RECORDED DATA →
# # #

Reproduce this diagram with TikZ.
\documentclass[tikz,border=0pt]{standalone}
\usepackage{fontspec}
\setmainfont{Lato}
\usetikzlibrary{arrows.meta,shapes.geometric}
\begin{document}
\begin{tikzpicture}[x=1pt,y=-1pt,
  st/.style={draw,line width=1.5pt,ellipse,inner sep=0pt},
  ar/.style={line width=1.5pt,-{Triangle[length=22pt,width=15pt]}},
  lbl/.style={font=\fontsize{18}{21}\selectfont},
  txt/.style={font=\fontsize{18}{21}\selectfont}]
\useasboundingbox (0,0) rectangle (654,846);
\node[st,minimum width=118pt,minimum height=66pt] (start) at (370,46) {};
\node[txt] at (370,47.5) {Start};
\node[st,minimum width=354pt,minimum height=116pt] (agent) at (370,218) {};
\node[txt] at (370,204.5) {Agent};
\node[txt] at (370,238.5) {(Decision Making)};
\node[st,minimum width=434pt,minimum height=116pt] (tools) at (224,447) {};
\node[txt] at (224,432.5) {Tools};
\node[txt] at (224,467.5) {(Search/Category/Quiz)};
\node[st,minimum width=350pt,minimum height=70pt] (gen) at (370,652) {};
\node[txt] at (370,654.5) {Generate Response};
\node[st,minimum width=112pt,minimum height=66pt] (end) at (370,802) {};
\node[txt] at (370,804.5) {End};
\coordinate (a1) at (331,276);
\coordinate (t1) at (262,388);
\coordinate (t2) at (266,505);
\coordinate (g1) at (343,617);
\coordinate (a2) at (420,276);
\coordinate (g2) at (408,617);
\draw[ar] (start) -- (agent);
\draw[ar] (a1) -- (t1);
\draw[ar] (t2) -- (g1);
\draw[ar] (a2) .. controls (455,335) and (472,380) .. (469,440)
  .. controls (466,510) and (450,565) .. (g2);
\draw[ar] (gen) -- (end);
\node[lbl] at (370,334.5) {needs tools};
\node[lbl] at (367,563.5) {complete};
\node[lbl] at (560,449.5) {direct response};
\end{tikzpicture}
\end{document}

# # #

EXERCISE AIM →
Reproduce the material exactly, with every line intact.

RESPONSE TO THE EXERCISE →
Reproduce this diagram with TikZ.
\documentclass[tikz,border=0pt]{standalone}
\usepackage{fontspec}
\setmainfont{Lato}
\usetikzlibrary{arrows.meta,shapes.geometric}
\begin{document}
\begin{tikzpicture}[x=1pt,y=-1pt,
  st/.style={draw,line width=1.5pt,ellipse,inner sep=0pt},
  ar/.style={line width=1.5pt,-{Triangle[length=22pt,width=15pt]}},
  lbl/.style={font=\fontsize{18}{21}\selectfont},
  txt/.style={font=\fontsize{18}{21}\selectfont}]
\useasboundingbox (0,0) rectangle (654,846);
\node[st,minimum width=118pt,minimum height=66pt] (start) at (370,46) {};
\node[txt] at (370,47.5) {Start};
\node[st,minimum width=354pt,minimum height=116pt] (agent) at (370,218) {};
\node[txt] at (370,204.5) {Agent};
\node[txt] at (370,238.5) {(Decision Making)};
\node[st,minimum width=434pt,minimum height=116pt] (tools) at (224,447) {};
\node[txt] at (224,432.5) {Tools};
\node[txt] at (224,467.5) {(Search/Category/Quiz)};
\node[st,minimum width=350pt,minimum height=70pt] (gen) at (370,652) {};
\node[txt] at (370,654.5) {Generate Response};
\node[st,minimum width=112pt,minimum height=66pt] (end) at (370,802) {};
\node[txt] at (370,804.5) {End};
\coordinate (a1) at (331,276);
\coordinate (t1) at (262,388);
\coordinate (t2) at (266,505);
\coordinate (g1) at (343,617);
\coordinate (a2) at (420,276);
\coordinate (g2) at (408,617);
\draw[ar] (start) -- (agent);
\draw[ar] (a1) -- (t1);
\draw[ar] (t2) -- (g1);
\draw[ar] (a2) .. controls (455,335) and (472,380) .. (469,440)
  .. controls (466,510) and (450,565) .. (g2);
\draw[ar] (gen) -- (end);
\node[lbl] at (370,334.5) {needs tools};
\node[lbl] at (367,563.5) {complete};
\node[lbl] at (560,449.5) {direct response};
\end{tikzpicture}
\end{document}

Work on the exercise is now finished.